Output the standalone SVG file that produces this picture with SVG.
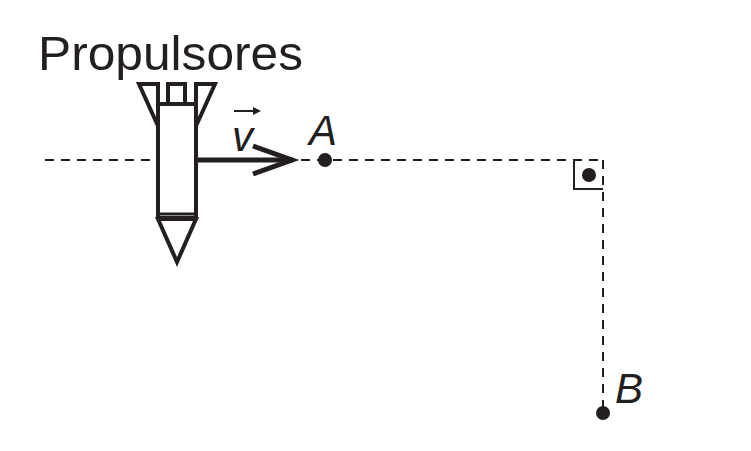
<svg xmlns="http://www.w3.org/2000/svg" width="751" height="451" viewBox="0 0 751 451">
<style>
.d{stroke:#231f20;stroke-width:2;stroke-dasharray:9,7;fill:none}
.s{stroke:#231f20;stroke-width:4;fill:#fff}
.t{font-family:"Liberation Sans",Arial,sans-serif;fill:#231f20}
</style>
<rect width="751" height="451" fill="#fff"/>
<g id="connectors">
<line class="d" x1="45" y1="160" x2="603" y2="160"/>
<line class="d" x1="603" y1="160" x2="603" y2="410"/>
<path d="M574 161V189H603" stroke="#231f20" stroke-width="2" fill="none"/>
</g>
<g id="rocket">
<polygon class="s" points="139,84 158,84 158,126"/>
<polygon class="s" points="215,84 196,84 196,126"/>
<rect class="s" x="168" y="84" width="17" height="20"/>
<rect class="s" x="158" y="104" width="38" height="114"/>
<line x1="158" y1="214" x2="196" y2="214" stroke="#231f20" stroke-width="3"/>
<polygon class="s" points="158,219 196,219 177,262"/>
<text class="t" x="38" y="70" font-size="48" textLength="265" lengthAdjust="spacingAndGlyphs">Propulsores</text>
</g>
<g id="velocity">
<line x1="196" y1="160" x2="293" y2="160" stroke="#231f20" stroke-width="5"/>
<path d="M253,146 L292,160 L253,174" stroke="#231f20" stroke-width="5" fill="none"/>
<text class="t" x="232" y="151" font-size="42" font-style="italic">v</text>
<path d="M234 111H257" stroke="#231f20" stroke-width="2"/>
<path d="M253 107L261 111L253 115Z" fill="#231f20"/>
</g>
<g id="A"><circle cx="325" cy="160" r="7" fill="#231f20"/><text class="t" x="309" y="145" font-size="42" font-style="italic">A</text></g>
<g id="corner"><circle cx="589" cy="175" r="7" fill="#231f20"/></g>
<g id="B"><circle cx="603" cy="413" r="7" fill="#231f20"/><text class="t" x="615" y="403" font-size="42" font-style="italic">B</text></g>
</svg>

> OBJECTIVE
Using the material above, set down every line exactly, but skip the pictures.

> PROBLEM SOLUTION
Output the standalone SVG file that produces this picture with SVG.
<svg xmlns="http://www.w3.org/2000/svg" width="751" height="451" viewBox="0 0 751 451">
<style>
.d{stroke:#231f20;stroke-width:2;stroke-dasharray:9,7;fill:none}
.s{stroke:#231f20;stroke-width:4;fill:#fff}
.t{font-family:"Liberation Sans",Arial,sans-serif;fill:#231f20}
</style>
<rect width="751" height="451" fill="#fff"/>
<g id="connectors">
<line class="d" x1="45" y1="160" x2="603" y2="160"/>
<line class="d" x1="603" y1="160" x2="603" y2="410"/>
<path d="M574 161V189H603" stroke="#231f20" stroke-width="2" fill="none"/>
</g>
<g id="rocket">
<polygon class="s" points="139,84 158,84 158,126"/>
<polygon class="s" points="215,84 196,84 196,126"/>
<rect class="s" x="168" y="84" width="17" height="20"/>
<rect class="s" x="158" y="104" width="38" height="114"/>
<line x1="158" y1="214" x2="196" y2="214" stroke="#231f20" stroke-width="3"/>
<polygon class="s" points="158,219 196,219 177,262"/>
<text class="t" x="38" y="70" font-size="48" textLength="265" lengthAdjust="spacingAndGlyphs">Propulsores</text>
</g>
<g id="velocity">
<line x1="196" y1="160" x2="293" y2="160" stroke="#231f20" stroke-width="5"/>
<path d="M253,146 L292,160 L253,174" stroke="#231f20" stroke-width="5" fill="none"/>
<text class="t" x="232" y="151" font-size="42" font-style="italic">v</text>
<path d="M234 111H257" stroke="#231f20" stroke-width="2"/>
<path d="M253 107L261 111L253 115Z" fill="#231f20"/>
</g>
<g id="A"><circle cx="325" cy="160" r="7" fill="#231f20"/><text class="t" x="309" y="145" font-size="42" font-style="italic">A</text></g>
<g id="corner"><circle cx="589" cy="175" r="7" fill="#231f20"/></g>
<g id="B"><circle cx="603" cy="413" r="7" fill="#231f20"/><text class="t" x="615" y="403" font-size="42" font-style="italic">B</text></g>
</svg>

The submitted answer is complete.